DATA SECTION:
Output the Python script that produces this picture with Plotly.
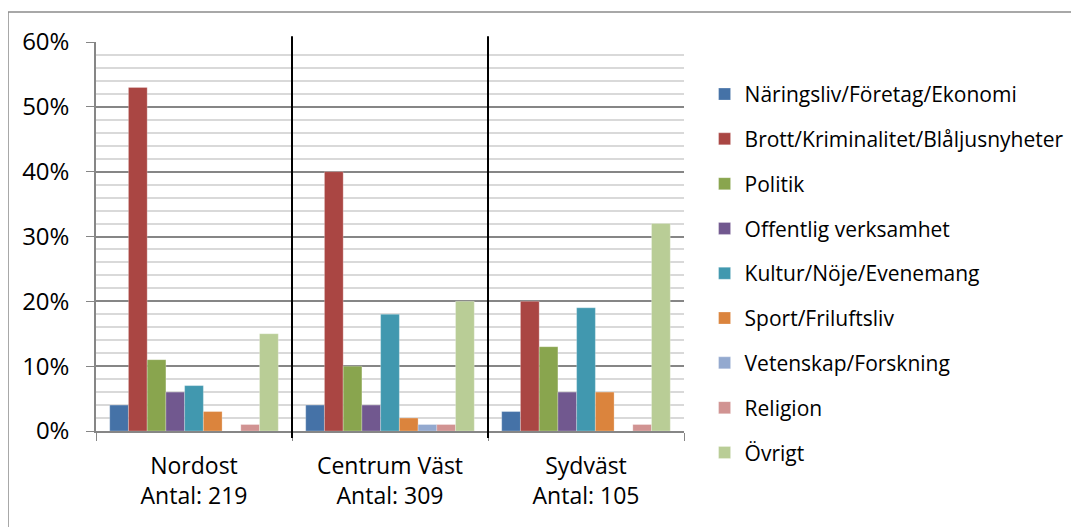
import plotly.graph_objects as go

# kategorier (områden) och andelar per ämne
omraden = ['Nordost<br>Antal: 219', 'Centrum Väst<br>Antal: 309', 'Sydväst<br>Antal: 105']
amnen = ['Näringsliv/Företag/Ekonomi', 'Brott/Kriminalitet/Blåljusnyheter', 'Politik',
         'Offentlig verksamhet', 'Kultur/Nöje/Evenemang', 'Sport/Friluftsliv',
         'Vetenskap/Forskning', 'Religion', 'Övrigt']
naringsliv = [0.04, 0.04, 0.03]
brott = [0.53, 0.40, 0.20]
politik = [0.11, 0.10, 0.13]
offentlig = [0.06, 0.04, 0.06]
kultur = [0.07, 0.18, 0.19]
sport = [0.03, 0.02, 0.06]
vetenskap = [0.0, 0.01, 0.0]
religion = [0.01, 0.01, 0.01]
ovrigt = [0.15, 0.20, 0.32]
y_ticks = [0, 0.1, 0.2, 0.3, 0.4, 0.5, 0.6]
y_ticktext = ['0%', '10%', '20%', '30%', '40%', '50%', '60%']

farger = ['#4572A7', '#AA4643', '#89A54E', '#71588F', '#4198AF',
          '#DB843D', '#93A9CF', '#D19392', '#B9CD96']
serier = [naringsliv, brott, politik, offentlig, kultur, sport, vetenskap, religion, ovrigt]

fig = go.Figure()
for i, (namn, varden) in enumerate(zip(amnen, serier)):
    fig.add_trace(go.Bar(x=omraden, y=varden, name=namn, legendgroup=str(i),
                         marker_color=farger[i],
                         marker_line=dict(color='rgba(255,255,255,0.5)', width=0.5)))

# svarta avdelare mellan grupperna
for xpos in [0.5, 1.5]:
    fig.add_shape(type='line', xref='x', yref='paper', x0=xpos, x1=xpos,
                  y0=-0.018, y1=1.015, line=dict(color='black', width=2))

# plotytan i pixlar (sidan har 8px marginal i webbläsaren)
FW, FH = 1071, 519
L, T, W, H = 88, 34, 588, 389

# yttre ram (vänster + överkant syns)
fig.add_shape(type='rect', xref='paper', yref='paper',
              x0=(0 - L) / W, x1=(1100 - L) / W,
              y0=(T + H - 560) / H, y1=(T + H - 4) / H,
              line=dict(color='#8c8c8c', width=1.5), layer='below')

fig.update_layout(
    width=FW, height=FH,
    margin=dict(l=L, r=FW - L - W, t=T, b=FH - T - H, autoexpand=False),
    paper_bgcolor='white', plot_bgcolor='white',
    font=dict(family='Open Sans', color='black'),
    barmode='group', bargap=0.14, bargroupgap=0,
    legend=dict(x=1.035, y=0.918, xanchor='left', yanchor='top',
                font=dict(size=21), tracegroupgap=14.5,
                itemwidth=30, maxheight=600),
    showlegend=True,
)
fig.update_xaxes(showline=True, linecolor='#868686', linewidth=1.5, automargin=False,
                 ticks='outside', tickson='boundaries', ticklen=8, tickcolor='#868686',
                 tickfont=dict(size=23), ticklabelstandoff=14, showgrid=False)
fig.update_yaxes(range=[0, 0.6], tickvals=y_ticks, ticktext=y_ticktext, automargin=False,
                 showline=True, linecolor='#868686', linewidth=1.5,
                 ticks='outside', ticklen=8, tickcolor='#868686', ticklabelstandoff=12,
                 tickfont=dict(size=24), showgrid=True, gridcolor='#868686', gridwidth=1.5,
                 minor=dict(dtick=0.02, showgrid=True, gridcolor='#d9d9d9', gridwidth=1.5),
                 zeroline=False)

fig.write_html('out.html')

DO THIS:
Set the lines above down again, word for word, from the first through the one containing "import plotly.graph_objects as go"; pictures excluded.

TASK SOLUTION:
Output the Python script that produces this picture with Plotly.
import plotly.graph_objects as go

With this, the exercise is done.